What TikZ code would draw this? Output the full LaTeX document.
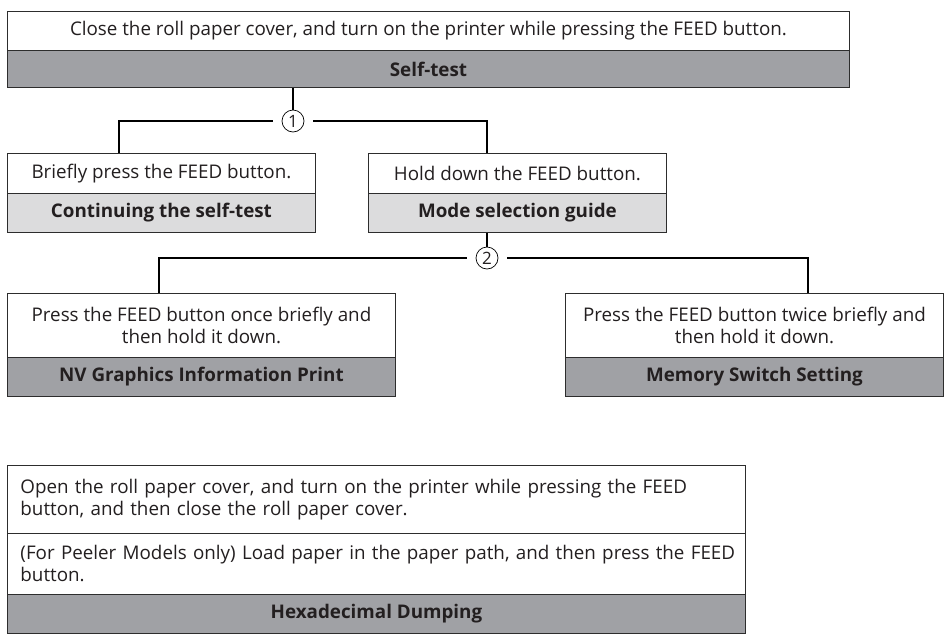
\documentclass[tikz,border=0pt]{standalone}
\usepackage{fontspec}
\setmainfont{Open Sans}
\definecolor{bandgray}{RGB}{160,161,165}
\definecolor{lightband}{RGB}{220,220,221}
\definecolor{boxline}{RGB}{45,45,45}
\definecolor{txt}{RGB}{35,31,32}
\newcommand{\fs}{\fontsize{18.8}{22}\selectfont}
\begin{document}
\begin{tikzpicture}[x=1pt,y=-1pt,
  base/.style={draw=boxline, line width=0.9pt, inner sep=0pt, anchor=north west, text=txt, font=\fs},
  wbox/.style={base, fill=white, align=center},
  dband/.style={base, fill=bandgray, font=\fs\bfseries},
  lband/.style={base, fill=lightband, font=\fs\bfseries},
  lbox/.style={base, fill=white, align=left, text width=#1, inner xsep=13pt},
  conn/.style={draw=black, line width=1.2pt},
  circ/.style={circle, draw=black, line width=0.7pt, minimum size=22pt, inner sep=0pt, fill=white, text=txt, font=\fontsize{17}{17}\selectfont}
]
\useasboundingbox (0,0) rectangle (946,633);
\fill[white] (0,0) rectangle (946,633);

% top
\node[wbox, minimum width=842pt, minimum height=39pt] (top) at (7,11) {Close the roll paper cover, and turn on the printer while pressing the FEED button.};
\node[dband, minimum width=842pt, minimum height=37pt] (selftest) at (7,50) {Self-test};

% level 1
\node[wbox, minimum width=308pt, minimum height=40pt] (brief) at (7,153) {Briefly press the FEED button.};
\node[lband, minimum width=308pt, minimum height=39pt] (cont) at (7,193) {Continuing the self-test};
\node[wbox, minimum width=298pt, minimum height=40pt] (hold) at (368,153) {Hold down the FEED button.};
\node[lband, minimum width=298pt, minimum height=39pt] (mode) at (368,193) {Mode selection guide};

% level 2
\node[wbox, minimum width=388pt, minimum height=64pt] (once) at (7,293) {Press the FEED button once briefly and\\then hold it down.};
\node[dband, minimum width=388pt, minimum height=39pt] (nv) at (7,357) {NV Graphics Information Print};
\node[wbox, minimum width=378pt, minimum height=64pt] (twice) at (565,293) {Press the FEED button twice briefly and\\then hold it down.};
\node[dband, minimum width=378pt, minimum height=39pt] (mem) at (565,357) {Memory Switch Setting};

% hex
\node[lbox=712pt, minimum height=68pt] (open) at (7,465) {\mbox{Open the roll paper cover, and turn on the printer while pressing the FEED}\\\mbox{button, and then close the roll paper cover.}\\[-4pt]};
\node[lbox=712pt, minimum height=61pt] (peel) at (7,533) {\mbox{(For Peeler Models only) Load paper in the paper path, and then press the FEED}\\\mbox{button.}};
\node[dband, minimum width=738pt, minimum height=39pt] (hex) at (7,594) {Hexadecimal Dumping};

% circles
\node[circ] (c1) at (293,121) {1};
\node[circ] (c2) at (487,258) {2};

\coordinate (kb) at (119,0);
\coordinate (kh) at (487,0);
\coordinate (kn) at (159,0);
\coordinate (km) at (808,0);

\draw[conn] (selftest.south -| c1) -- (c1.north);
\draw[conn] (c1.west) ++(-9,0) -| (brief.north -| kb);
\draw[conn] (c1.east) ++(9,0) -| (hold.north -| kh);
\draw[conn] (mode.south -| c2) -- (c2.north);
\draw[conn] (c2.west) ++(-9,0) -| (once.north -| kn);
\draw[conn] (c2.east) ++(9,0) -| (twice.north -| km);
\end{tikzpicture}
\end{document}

--

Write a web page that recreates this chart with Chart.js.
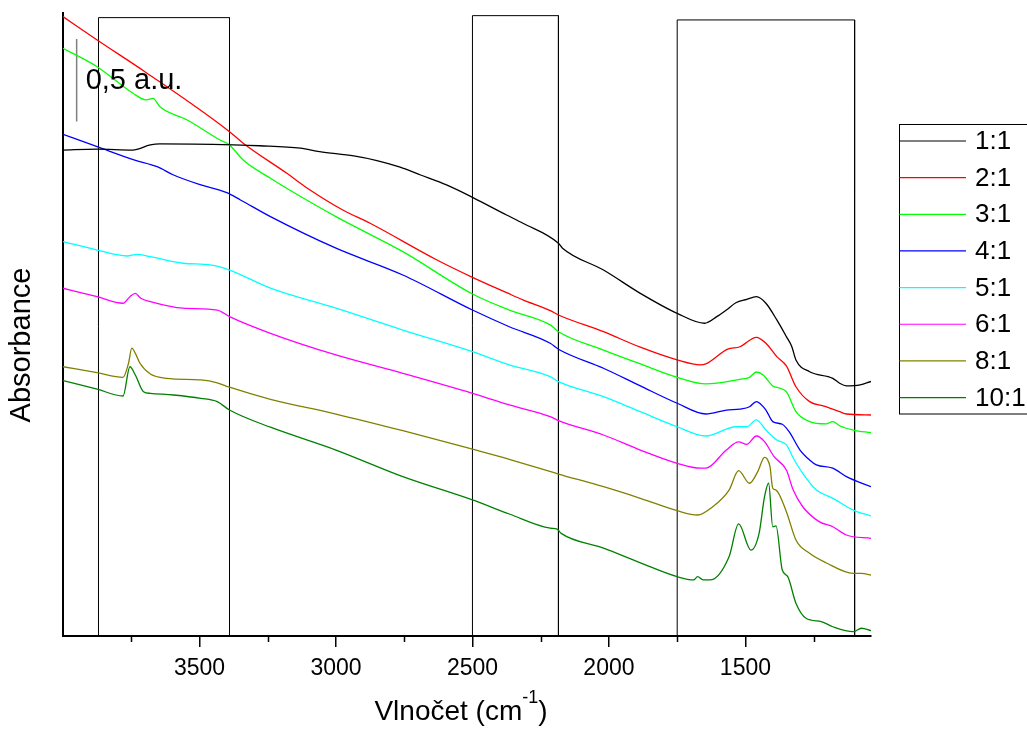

==

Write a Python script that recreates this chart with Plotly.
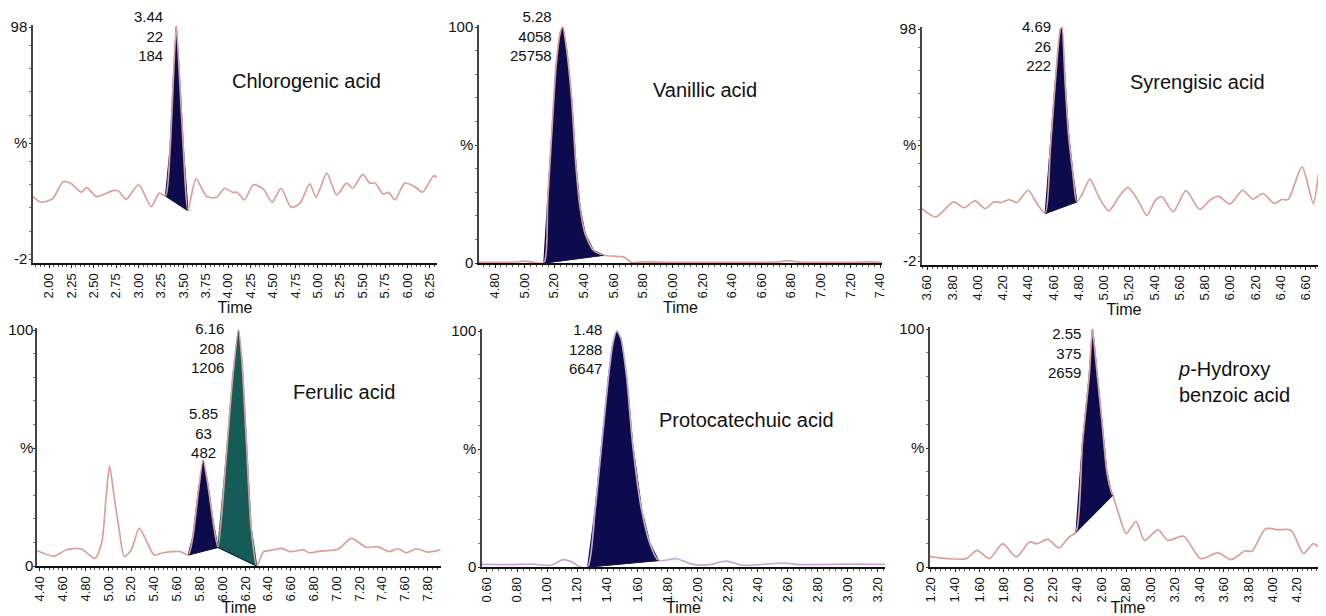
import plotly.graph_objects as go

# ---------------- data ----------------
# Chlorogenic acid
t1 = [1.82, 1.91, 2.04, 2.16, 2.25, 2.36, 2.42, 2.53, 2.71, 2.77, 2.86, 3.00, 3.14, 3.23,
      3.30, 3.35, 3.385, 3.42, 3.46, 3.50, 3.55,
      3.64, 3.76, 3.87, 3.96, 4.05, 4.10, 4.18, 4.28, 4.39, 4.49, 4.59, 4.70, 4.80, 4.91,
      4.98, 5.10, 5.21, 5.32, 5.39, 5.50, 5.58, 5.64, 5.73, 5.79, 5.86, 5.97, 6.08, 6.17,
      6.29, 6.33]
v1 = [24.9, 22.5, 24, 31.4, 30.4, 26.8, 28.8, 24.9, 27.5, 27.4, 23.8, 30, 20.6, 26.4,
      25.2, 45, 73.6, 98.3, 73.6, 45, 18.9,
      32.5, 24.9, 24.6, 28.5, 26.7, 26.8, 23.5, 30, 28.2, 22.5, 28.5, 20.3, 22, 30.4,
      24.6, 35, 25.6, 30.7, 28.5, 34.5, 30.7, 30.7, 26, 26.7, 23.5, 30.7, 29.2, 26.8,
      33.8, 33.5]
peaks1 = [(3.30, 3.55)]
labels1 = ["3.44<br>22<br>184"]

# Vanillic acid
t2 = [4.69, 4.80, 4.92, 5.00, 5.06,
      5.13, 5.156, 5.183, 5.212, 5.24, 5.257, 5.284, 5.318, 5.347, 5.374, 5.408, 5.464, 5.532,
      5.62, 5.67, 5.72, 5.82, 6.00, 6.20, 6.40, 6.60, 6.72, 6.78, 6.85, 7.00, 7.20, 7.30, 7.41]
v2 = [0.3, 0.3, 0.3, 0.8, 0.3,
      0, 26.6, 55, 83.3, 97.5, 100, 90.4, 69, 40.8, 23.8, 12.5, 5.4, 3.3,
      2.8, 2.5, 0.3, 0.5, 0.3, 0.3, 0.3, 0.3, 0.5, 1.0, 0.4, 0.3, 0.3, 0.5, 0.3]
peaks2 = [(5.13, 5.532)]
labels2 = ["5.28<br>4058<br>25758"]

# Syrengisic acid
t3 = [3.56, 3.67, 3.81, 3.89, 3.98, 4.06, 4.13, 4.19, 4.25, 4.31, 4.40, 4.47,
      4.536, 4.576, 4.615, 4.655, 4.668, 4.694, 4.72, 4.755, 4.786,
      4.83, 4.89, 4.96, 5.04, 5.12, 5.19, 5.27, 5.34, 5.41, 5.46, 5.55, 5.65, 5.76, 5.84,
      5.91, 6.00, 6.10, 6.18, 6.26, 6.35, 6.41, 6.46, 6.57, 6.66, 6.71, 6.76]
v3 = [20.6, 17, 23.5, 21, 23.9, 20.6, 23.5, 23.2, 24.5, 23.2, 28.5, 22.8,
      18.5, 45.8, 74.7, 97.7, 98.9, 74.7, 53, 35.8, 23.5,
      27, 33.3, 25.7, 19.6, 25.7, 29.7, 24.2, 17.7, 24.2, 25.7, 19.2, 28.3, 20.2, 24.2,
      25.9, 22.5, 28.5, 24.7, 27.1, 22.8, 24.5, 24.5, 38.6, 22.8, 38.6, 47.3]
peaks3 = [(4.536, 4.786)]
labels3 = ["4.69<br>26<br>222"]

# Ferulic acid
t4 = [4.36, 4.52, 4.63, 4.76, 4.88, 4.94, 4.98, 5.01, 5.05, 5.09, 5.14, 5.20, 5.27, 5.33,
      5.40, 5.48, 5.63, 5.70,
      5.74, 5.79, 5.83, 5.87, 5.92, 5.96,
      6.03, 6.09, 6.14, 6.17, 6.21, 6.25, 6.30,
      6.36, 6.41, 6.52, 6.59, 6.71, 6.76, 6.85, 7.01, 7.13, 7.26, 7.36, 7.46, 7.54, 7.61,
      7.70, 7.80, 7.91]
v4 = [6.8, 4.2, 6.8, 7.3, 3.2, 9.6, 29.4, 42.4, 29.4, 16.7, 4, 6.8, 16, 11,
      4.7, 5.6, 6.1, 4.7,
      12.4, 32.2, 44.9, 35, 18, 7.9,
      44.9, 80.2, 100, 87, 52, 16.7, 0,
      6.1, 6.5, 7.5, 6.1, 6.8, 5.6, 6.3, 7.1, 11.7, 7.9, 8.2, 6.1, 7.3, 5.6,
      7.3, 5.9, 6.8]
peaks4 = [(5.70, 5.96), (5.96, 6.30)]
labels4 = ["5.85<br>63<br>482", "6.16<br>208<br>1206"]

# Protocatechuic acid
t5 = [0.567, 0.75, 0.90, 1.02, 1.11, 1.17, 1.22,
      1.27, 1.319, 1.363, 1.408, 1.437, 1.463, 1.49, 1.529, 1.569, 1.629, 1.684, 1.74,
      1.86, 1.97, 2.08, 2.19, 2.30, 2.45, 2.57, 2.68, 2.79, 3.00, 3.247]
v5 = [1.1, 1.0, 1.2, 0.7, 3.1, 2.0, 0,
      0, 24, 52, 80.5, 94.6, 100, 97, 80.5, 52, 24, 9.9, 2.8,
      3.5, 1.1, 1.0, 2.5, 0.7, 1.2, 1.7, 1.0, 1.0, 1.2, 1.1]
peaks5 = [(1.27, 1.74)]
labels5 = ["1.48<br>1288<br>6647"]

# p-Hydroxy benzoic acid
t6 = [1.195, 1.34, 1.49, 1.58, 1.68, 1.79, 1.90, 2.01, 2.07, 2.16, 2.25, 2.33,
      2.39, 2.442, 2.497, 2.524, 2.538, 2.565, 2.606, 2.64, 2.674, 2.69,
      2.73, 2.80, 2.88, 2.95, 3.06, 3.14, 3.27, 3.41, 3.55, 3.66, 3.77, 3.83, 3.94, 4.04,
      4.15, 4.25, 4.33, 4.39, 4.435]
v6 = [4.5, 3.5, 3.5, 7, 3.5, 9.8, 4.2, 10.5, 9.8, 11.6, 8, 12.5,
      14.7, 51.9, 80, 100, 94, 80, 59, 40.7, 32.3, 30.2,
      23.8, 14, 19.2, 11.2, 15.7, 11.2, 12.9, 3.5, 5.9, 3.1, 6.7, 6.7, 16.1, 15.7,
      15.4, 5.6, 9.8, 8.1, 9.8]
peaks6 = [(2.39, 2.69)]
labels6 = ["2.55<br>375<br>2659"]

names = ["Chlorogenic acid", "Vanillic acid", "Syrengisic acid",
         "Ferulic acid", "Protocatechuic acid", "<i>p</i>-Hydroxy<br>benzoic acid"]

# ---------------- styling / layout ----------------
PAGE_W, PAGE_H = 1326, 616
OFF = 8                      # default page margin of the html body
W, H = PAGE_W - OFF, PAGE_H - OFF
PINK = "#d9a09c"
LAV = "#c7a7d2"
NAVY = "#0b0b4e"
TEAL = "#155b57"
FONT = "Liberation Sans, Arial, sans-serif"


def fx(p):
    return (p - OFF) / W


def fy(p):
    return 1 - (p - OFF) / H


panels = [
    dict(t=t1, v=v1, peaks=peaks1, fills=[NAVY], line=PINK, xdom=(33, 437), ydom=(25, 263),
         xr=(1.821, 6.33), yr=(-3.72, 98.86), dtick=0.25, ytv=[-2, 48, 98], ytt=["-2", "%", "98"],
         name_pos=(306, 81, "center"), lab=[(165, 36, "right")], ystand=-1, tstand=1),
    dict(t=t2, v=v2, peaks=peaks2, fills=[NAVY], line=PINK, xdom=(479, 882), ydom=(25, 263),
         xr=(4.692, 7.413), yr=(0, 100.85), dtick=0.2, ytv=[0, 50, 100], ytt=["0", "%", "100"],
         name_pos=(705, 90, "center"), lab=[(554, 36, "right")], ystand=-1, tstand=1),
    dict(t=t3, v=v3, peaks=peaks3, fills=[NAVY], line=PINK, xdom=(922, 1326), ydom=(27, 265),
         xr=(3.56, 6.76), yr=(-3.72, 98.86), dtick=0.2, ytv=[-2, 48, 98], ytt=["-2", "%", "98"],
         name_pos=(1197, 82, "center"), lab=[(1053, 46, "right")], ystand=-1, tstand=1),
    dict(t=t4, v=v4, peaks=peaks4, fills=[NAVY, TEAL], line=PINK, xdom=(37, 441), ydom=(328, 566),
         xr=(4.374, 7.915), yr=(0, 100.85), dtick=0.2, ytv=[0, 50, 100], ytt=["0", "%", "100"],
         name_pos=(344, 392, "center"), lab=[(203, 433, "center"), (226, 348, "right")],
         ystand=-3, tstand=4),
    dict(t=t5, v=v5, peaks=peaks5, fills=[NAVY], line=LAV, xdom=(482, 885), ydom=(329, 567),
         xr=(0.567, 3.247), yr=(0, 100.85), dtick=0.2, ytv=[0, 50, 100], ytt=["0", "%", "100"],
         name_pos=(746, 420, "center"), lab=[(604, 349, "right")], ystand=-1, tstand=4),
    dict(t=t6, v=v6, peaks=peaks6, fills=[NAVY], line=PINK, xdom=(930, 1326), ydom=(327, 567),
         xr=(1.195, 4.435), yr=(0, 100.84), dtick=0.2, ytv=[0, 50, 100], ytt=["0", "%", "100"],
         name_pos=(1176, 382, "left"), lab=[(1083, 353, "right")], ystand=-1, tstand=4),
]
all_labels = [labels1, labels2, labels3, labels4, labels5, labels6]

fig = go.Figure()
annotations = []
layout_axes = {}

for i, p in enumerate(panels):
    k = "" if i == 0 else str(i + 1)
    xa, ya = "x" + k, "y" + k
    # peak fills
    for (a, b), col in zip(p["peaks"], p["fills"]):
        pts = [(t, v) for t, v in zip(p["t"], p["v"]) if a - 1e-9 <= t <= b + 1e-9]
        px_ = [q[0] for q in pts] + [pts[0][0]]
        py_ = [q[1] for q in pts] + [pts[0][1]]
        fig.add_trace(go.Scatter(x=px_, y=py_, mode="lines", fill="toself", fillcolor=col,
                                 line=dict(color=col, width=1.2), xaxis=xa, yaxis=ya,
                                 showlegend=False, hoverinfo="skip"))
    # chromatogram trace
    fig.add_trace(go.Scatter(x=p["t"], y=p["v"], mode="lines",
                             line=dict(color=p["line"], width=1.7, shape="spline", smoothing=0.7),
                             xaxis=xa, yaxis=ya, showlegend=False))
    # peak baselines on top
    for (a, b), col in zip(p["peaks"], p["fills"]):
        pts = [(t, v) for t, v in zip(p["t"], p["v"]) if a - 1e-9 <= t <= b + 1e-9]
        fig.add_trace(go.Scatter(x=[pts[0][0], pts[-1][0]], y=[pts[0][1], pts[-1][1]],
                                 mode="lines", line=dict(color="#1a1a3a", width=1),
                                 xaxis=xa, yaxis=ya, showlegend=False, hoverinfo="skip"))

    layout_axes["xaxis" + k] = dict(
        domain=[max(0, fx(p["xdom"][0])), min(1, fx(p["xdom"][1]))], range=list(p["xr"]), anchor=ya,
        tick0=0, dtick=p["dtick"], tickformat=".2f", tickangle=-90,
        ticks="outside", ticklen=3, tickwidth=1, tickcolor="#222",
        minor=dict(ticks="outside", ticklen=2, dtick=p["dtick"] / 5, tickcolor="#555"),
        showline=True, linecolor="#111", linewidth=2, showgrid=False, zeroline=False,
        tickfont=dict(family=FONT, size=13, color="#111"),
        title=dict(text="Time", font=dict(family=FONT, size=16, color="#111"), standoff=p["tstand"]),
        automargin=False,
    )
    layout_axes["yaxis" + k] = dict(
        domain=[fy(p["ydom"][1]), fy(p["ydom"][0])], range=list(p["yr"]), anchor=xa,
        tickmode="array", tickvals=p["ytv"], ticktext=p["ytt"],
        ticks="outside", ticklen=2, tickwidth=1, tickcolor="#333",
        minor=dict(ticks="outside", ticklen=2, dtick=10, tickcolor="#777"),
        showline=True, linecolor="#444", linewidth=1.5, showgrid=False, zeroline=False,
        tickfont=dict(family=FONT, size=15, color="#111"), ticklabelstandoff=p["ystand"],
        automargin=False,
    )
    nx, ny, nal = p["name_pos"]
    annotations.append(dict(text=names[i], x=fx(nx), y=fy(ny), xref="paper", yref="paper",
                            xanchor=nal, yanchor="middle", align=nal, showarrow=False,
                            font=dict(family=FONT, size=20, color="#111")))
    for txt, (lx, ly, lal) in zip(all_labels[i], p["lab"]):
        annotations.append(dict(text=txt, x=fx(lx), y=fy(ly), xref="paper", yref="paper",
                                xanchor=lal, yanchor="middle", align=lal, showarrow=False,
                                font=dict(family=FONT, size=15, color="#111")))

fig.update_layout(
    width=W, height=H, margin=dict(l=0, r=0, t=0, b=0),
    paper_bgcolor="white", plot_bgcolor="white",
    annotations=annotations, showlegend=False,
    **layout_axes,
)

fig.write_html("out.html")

* **WRITTEN EXERCISE**
Output word for word the lines running from the one containing "Write a Python" to the one containing "import plotly.graph_objects as go", both included, leaving out the pictures.

* **SOLUTION FOR THIS EXERCISE**
Write a Python script that recreates this chart with Plotly.
import plotly.graph_objects as go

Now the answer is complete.